(337ad) Towards Enhanced Yield of Commodity Chemicals: Acrylonitrile and Ethylene Synthesis

Acrylonitrile (ACN) is the precursor to polyacrylonitrile (PAN), which can in turn be manufactured into acrylic fiber or carbon fiber (CF). CF is used in many applications due to its lightweight and high tensile strength nature. As the demand for CF is growing rapidly, manufacturing capacity of ACN is bound to increase. Traditional steady-state operation (SSO) of ACN production methods are capital intensive. An alternative for ACN prodiction that provides quicker response to market demand is small-scale forced dynamic operation (FDO).

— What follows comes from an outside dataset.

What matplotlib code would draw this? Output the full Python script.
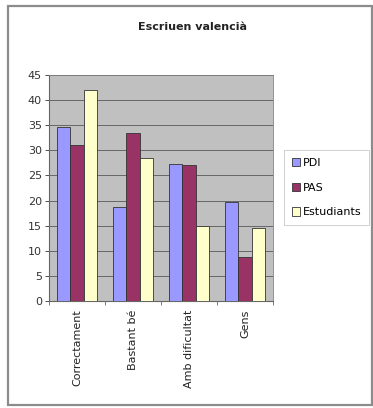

In FDO, the reactor is operated such that the composition is periodically changed to achieve enhanced product selectivity and yield. In this work, we use FDO in ammoxidation of propene over transition metal promoted bismuth molybnate oxide (BMO). FDO schemes with changing composition of reactant gases (C3H6, NH3 and O2) and conditions (cycle period, duty cycle) were tested to identify the best pathway in improving ACN yield. We found a higher than steady state ACN productivity in an FDO scheme that periodically switches between the normal feed and an O2 feed. So-called ACN “spikes” at the transition between FDO phases indicate FDO parameters could be adjusted such that the time-averaged ACN yield can exceed those of SSO. We also found that the dynamic oxygen storage capacity (DOSC) of the BMO-based catalysts correlates with ACN productivity in FDO. By tuning promoter element ratios, the FDO performance can be optimized.

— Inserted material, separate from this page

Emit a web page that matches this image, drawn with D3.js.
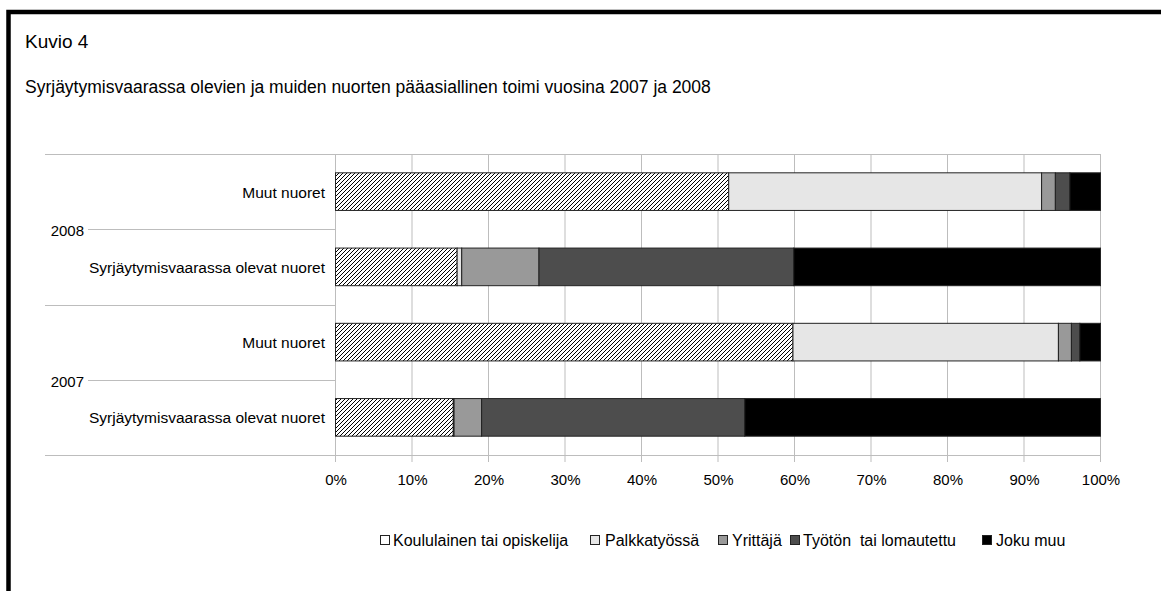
<!DOCTYPE html>
<html>
<head>
<meta charset="utf-8">
<script src="https://cdn.jsdelivr.net/npm/d3@7"></script>
<style>
  html, body { margin: 0; padding: 0; background: #fff; }
  svg { display: block; font-family: "Liberation Sans", Arial, sans-serif; }
  text { white-space: pre; }
</style>
</head>
<body>
<svg id="chart" width="1161" height="591"></svg>
<script>
// ---- data ----
const years = ["2008", "2007"];
const groups = ["Muut nuoret", "Syrjäytymisvaarassa olevat nuoret"];
const seriesNames = ["Koululainen tai opiskelija", "Palkkatyössä", "Yrittäjä", "Työtön  tai lomautettu", "Joku muu"];
// rows: 2008 Muut, 2008 Syrj., 2007 Muut, 2007 Syrj.
const koululainen = [51.4, 15.9, 59.8, 15.4];
const palkkatyossa = [40.9, 0.6, 34.7, 0.1];
const yrittaja = [1.8, 10.1, 1.7, 3.6];
const tyoton = [1.9, 33.3, 1.1, 34.4];
const jokuMuu = [4.0, 40.1, 2.7, 46.5];
const tickLabels = ["0%", "10%", "20%", "30%", "40%", "50%", "60%", "70%", "80%", "90%", "100%"];
const titleText = "Kuvio 4";
const subtitleText = "Syrjäytymisvaarassa olevien ja muiden nuorten pääasiallinen toimi vuosina 2007 ja 2008";

// ---- build rows ----
const rows = [];
years.forEach((yr) => groups.forEach((g) => rows.push({ key: yr + "|" + g, year: yr, group: g })));
const seriesArrays = [koululainen, palkkatyossa, yrittaja, tyoton, jokuMuu];
rows.forEach((r, i) => seriesNames.forEach((s, si) => r[s] = seriesArrays[si][i]));

const colors = ["url(#hatch)", "#e6e6e6", "#999999", "#4d4d4d", "#000000"];
const legendColors = ["#ffffff", "#e6e6e6", "#999999", "#4d4d4d", "#000000"];

const svg = d3.select("#chart");

// hatch pattern
const defs = svg.append("defs");
const pat = defs.append("pattern").attr("id", "hatch").attr("patternUnits", "userSpaceOnUse")
  .attr("width", 4).attr("height", 4);
pat.append("rect").attr("width", 4).attr("height", 4).attr("fill", "#fff");
pat.append("path").attr("d", "M-1,1 l2,-2 M0,4 l4,-4 M3,5 l2,-2").attr("stroke", "#000").attr("stroke-width", 1);

// frame
svg.append("rect").attr("x", 8.5).attr("y", 12).attr("width", 1300).attr("height", 700)
  .attr("fill", "none").attr("stroke", "#000").attr("stroke-width", 4.5);

svg.append("text").attr("x", 25).attr("y", 48).attr("font-size", 19).text(titleText);
svg.append("text").attr("x", 25).attr("y", 93).attr("font-size", 17.5).text(subtitleText);

// scales
const x = d3.scaleLinear().domain([0, 100]).range([335.5, 1100.5]);
const y = d3.scaleBand().domain(rows.map(r => r.key)).range([154, 455]).paddingInner(0.5).paddingOuter(0.25);
const gridColor = "#bdbdbd";

// vertical gridlines (with tick marks below the axis)
svg.append("g").selectAll("line").data(d3.range(0, 101, 10)).join("line")
  .attr("x1", d => x(d)).attr("x2", d => x(d)).attr("y1", 154).attr("y2", 462)
  .attr("stroke", gridColor).attr("stroke-width", 1);

// top line and x axis line
[154, 455].forEach(yy => svg.append("line").attr("x1", 45).attr("x2", x(100)).attr("y1", yy + 0.5).attr("y2", yy + 0.5)
  .attr("stroke", gridColor));
// group separator
const step = y.step();
svg.append("line").attr("x1", 45).attr("x2", x(0)).attr("y1", Math.round(154 + 2 * step) + 0.5).attr("y2", Math.round(154 + 2 * step) + 0.5).attr("stroke", gridColor);

// year labels + lines
years.forEach((yr, yi) => {
  const cy = Math.round(154 + step * (2 * yi + 1)) + 0.5;
  svg.append("line").attr("x1", 88).attr("x2", x(0)).attr("y1", cy).attr("y2", cy).attr("stroke", gridColor);
  svg.append("text").attr("x", 84).attr("y", cy + 6).attr("text-anchor", "end").attr("font-size", 15).text(yr);
});

// category labels
svg.append("g").selectAll("text").data(rows).join("text")
  .attr("x", 325).attr("y", d => y(d.key) + y.bandwidth() / 2 + 6)
  .attr("text-anchor", "end").attr("font-size", 15.5).text(d => d.group);

// x axis tick labels
const xAxis = d3.axisBottom(x).tickValues(d3.range(0, 101, 10)).tickFormat((d, i) => tickLabels[i]).tickSize(0).tickPadding(18);
const ax = svg.append("g").attr("transform", "translate(0,455)").call(xAxis);
ax.select(".domain").remove();
ax.selectAll("text").attr("font-size", 15).attr("font-family", "Liberation Sans, Arial, sans-serif").attr("fill", "#000")
  .attr("dy", null).attr("y", 30);

// bars
const stack = d3.stack().keys(seriesNames);
const stacked = stack(rows);
svg.append("g").selectAll("g").data(stacked).join("g")
  .attr("fill", (d, i) => colors[i])
  .selectAll("rect").data(d => d).join("rect")
  .attr("x", d => x(d[0])).attr("width", d => x(d[1]) - x(d[0]))
  .attr("y", d => y(d.data.key)).attr("height", y.bandwidth())
  .attr("stroke", "#222").attr("stroke-width", 1);

// legend
const legendSw = [380, 590, 718, 790, 982];
const legendTx = [393, 605, 732, 803, 996];
const lg = svg.append("g");
seriesNames.forEach((s, i) => {
  lg.append("rect").attr("x", legendSw[i] + 0.5).attr("y", 535.5).attr("width", 9).attr("height", 9)
    .attr("fill", legendColors[i]).attr("stroke", "#222").attr("stroke-width", 1);
  lg.append("text").attr("x", legendTx[i]).attr("y", 546).attr("font-size", 16).text(s);
});
</script>
</body>
</html>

Ethane dehydrogenation to ethylene on Pt-Zn intermetallic nanocatalysts:

Ethylene is an important building block for many value-added chemicals, including polymers (polyethylene), oxygenates (ethylene glycol), and chemical intermediates (ethylbenzene). Steam cracking of crude oil byproducts (Naphtha) is the most common ethylene production method. It involves vaporizing Naphtha at high temperature (750~1100 °C) using superheated steam, and pyrolysis of Naphtha takes place in externally heated furnaces. Naphtha is cracked into smaller molecules without catalysts thus leading to the formation of light alkenes (e.g., ethylene, propylene, butene). Naturally, the low selectivity to ethylene, energy intensity and shrinking oil reserves are limitations on this production method. Catalytic dehydrogenation of ethane (DHE) to ethylene is a production method that yields exclusively the desired alkene of polymer-quality purity rather than a mixture of products.

In this work we synthesized silica supported Pt3Zn1 and Pt1Zn1 intermetallic nanocatalysts by sequential deposition of ZnO via atomic layer deposition (ALD) and Pt via incipient wetness impregnation (IWI) on SiO2. The synthesis method was examined using standard characterization techniques as well as synchrotron X-ray absorption spectroscopy (XAS) under hydrogen reduction conditions. We revealed that ZnO reduction is a key step in the synthesis of Pt1Zn1 phase by providing a detailed picture of Pt and Zn speciation kinetics under H2 reduction via in-situ XAS. Silica supported Pt3Zn1, Pt1Zn1, and Pt monometallic nanocatalysts were tested in DHE, the electronic and geometric effects on the catalytic performance of PtZn intermetallic nanocatalysts are discussed thoroughly. The Pt1Zn1 intermetallic nanocatalysts exhibited improved selectivity and a production rate one order of magnitude greater than those of supported Pt and Pt3Zn1 with similar Pt loading and particle sizes for the dehydrogenation of ethane. Enhanced catalyst stability was also observed.

Research Interests:

My research to date has been focused on nanomaterial synthesis and catalytic conversion of light hydrocarbons. To study the material property-catalytic performance relationship in heterogeneous catalysis is always my goal. I studied Pt-Zn intermetallic nanocatalysts for the dehydrogenation of ethane in my Ph.D years, to deepen the understanding of Pt isolated sites in alkene dehydrogenation in atomic-scale synthesis. And now I am mainly on developing a small-scale/modular process - forced dynamic operation in acrylonitrile production on bismuth molybdate-based catalysts, in my post-doc studies, exploring ways to enhance productivity with unsteady-state, dynamic processes. I also serve a supporting role in a project that uses FDO in the partial oxidation of methane to syngas. New pathways in commodity chemical synthesis via catalytic conversion of light hydrocarbon has been my focus.